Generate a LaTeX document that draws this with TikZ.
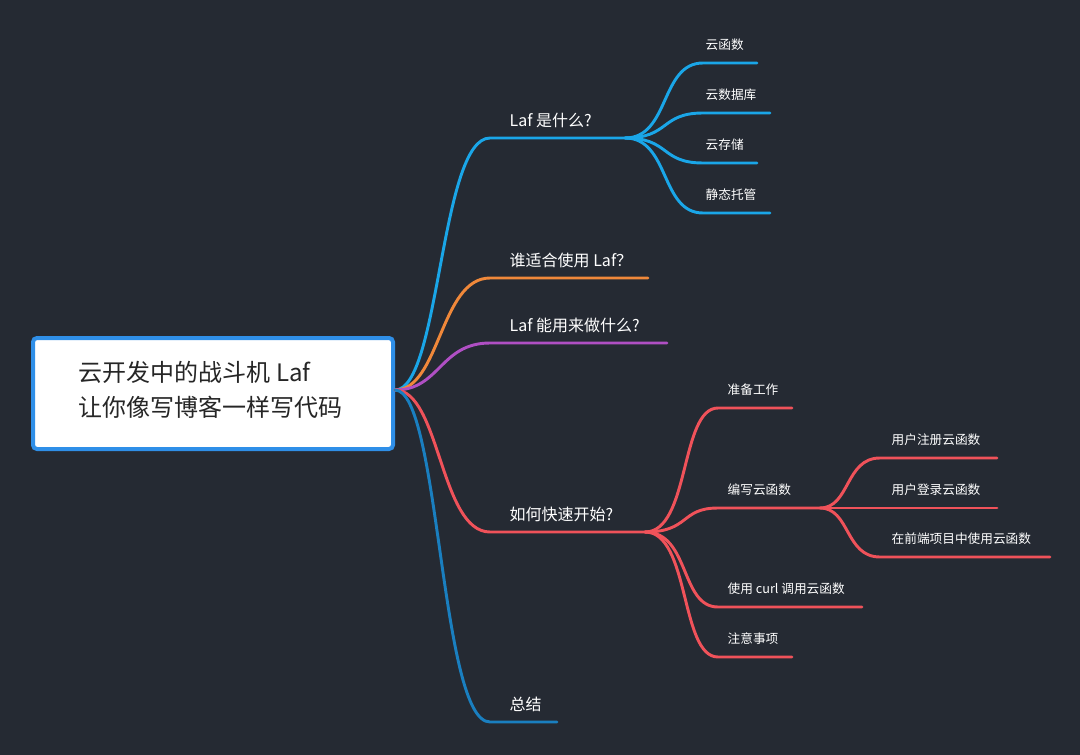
\documentclass[tikz,border=0pt]{standalone}
\usepackage{fontspec}
\setmainfont{Noto Sans CJK SC}
\definecolor{bg}{HTML}{252A33}
\definecolor{cb}{HTML}{1AA6E8}
\definecolor{co}{HTML}{F0883A}
\definecolor{cp}{HTML}{B04FC4}
\definecolor{cr}{HTML}{F0525A}
\definecolor{cd}{HTML}{1A7FC0}
\definecolor{rootb}{HTML}{2F8FE8}
\begin{document}
\begin{tikzpicture}[x=0.75pt,y=-0.75pt,
  br/.style={line width=2.2pt,line cap=round},
  big/.style={text=white,anchor=west,font=\fontsize{12}{14}\selectfont},
  sm/.style={text=white,anchor=west,font=\fontsize{9.5}{12}\selectfont}]
\fill[bg] (0,0) rectangle (1080,755);
\node[draw=rootb,line width=3pt,fill=white,rounded corners=3pt,minimum width=360pt*0.75,minimum height=111pt*0.75,anchor=north west,inner sep=0] (root) at (31,336) {};
\node[anchor=west,align=left,font=\fontsize{18}{26}\selectfont,text=black!85] (rt) at (74,390) {云开发中的战斗机 Laf\\让你像写博客一样写代码};
\coordinate (o) at (395,390);
% main branches
\foreach \y/\x/\c/\n/\t in {138/625/cb/a/{Laf 是什么?},278/648/co/b/{谁适合使用 Laf？},343/667/cp/c/{Laf 能用来做什么?},532/645/cr/d/{如何快速开始?},722/557/cd/e/{总结}}{
  \coordinate (\n s) at (490,\y);
  \coordinate (\n e) at (\x,\y);
  \draw[br,\c] (o) .. controls (440,390) and (440,\y) .. (\n s) -- (\n e);
  \node[big] (\n t) at (505,\y-18) {\t};
}
% blue subs
\foreach \y/\x/\n/\t in {63/757/a1/云函数,113/770/a2/云数据库,163/757/a3/云存储,213/770/a4/静态托管}{
  \coordinate (\n s) at (703,\y);
  \coordinate (\n e) at (\x,\y);
  \draw[br,cb] (ae) .. controls (670,138) and (660,\y) .. (\n s) -- (\n e);
  \node[sm] (\n t) at (701,\y-18) {\t};
}
% red subs
\foreach \y/\x/\n/\t in {408/792/d1/准备工作,508/820/d2/编写云函数,607/862/d3/使用 curl 调用云函数,657/792/d4/注意事项}{
  \coordinate (\n s) at (718,\y);
  \coordinate (\n e) at (\x,\y);
  \draw[br,cr] (de) .. controls (690,532) and (680,\y) .. (\n s) -- (\n e);
  \node[sm] (\n t) at (723,\y-18) {\t};
}
\foreach \y/\x/\n/\t in {458/997/f1/用户注册云函数,508/997/f2/用户登录云函数,557/1050/f3/在前端项目中使用云函数}{
  \coordinate (\n s) at (880,\y);
  \coordinate (\n e) at (\x,\y);
  \draw[br,cr] (d2e) .. controls (850,508) and (845,\y) .. (\n s) -- (\n e);
  \node[sm] (\n t) at (887,\y-18) {\t};
}
\end{tikzpicture}
\end{document}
****************
(Task statement) Retype the data above exactly; pictures are not part of the copy.

(Complete response)
Generate a LaTeX document that draws this with TikZ.
\documentclass[tikz,border=0pt]{standalone}
\usepackage{fontspec}
\setmainfont{Noto Sans CJK SC}
\definecolor{bg}{HTML}{252A33}
\definecolor{cb}{HTML}{1AA6E8}
\definecolor{co}{HTML}{F0883A}
\definecolor{cp}{HTML}{B04FC4}
\definecolor{cr}{HTML}{F0525A}
\definecolor{cd}{HTML}{1A7FC0}
\definecolor{rootb}{HTML}{2F8FE8}
\begin{document}
\begin{tikzpicture}[x=0.75pt,y=-0.75pt,
  br/.style={line width=2.2pt,line cap=round},
  big/.style={text=white,anchor=west,font=\fontsize{12}{14}\selectfont},
  sm/.style={text=white,anchor=west,font=\fontsize{9.5}{12}\selectfont}]
\fill[bg] (0,0) rectangle (1080,755);
\node[draw=rootb,line width=3pt,fill=white,rounded corners=3pt,minimum width=360pt*0.75,minimum height=111pt*0.75,anchor=north west,inner sep=0] (root) at (31,336) {};
\node[anchor=west,align=left,font=\fontsize{18}{26}\selectfont,text=black!85] (rt) at (74,390) {云开发中的战斗机 Laf\\让你像写博客一样写代码};
\coordinate (o) at (395,390);
% main branches
\foreach \y/\x/\c/\n/\t in {138/625/cb/a/{Laf 是什么?},278/648/co/b/{谁适合使用 Laf？},343/667/cp/c/{Laf 能用来做什么?},532/645/cr/d/{如何快速开始?},722/557/cd/e/{总结}}{
  \coordinate (\n s) at (490,\y);
  \coordinate (\n e) at (\x,\y);
  \draw[br,\c] (o) .. controls (440,390) and (440,\y) .. (\n s) -- (\n e);
  \node[big] (\n t) at (505,\y-18) {\t};
}
% blue subs
\foreach \y/\x/\n/\t in {63/757/a1/云函数,113/770/a2/云数据库,163/757/a3/云存储,213/770/a4/静态托管}{
  \coordinate (\n s) at (703,\y);
  \coordinate (\n e) at (\x,\y);
  \draw[br,cb] (ae) .. controls (670,138) and (660,\y) .. (\n s) -- (\n e);
  \node[sm] (\n t) at (701,\y-18) {\t};
}
% red subs
\foreach \y/\x/\n/\t in {408/792/d1/准备工作,508/820/d2/编写云函数,607/862/d3/使用 curl 调用云函数,657/792/d4/注意事项}{
  \coordinate (\n s) at (718,\y);
  \coordinate (\n e) at (\x,\y);
  \draw[br,cr] (de) .. controls (690,532) and (680,\y) .. (\n s) -- (\n e);
  \node[sm] (\n t) at (723,\y-18) {\t};
}
\foreach \y/\x/\n/\t in {458/997/f1/用户注册云函数,508/997/f2/用户登录云函数,557/1050/f3/在前端项目中使用云函数}{
  \coordinate (\n s) at (880,\y);
  \coordinate (\n e) at (\x,\y);
  \draw[br,cr] (d2e) .. controls (850,508) and (845,\y) .. (\n s) -- (\n e);
  \node[sm] (\n t) at (887,\y-18) {\t};
}
\end{tikzpicture}
\end{document}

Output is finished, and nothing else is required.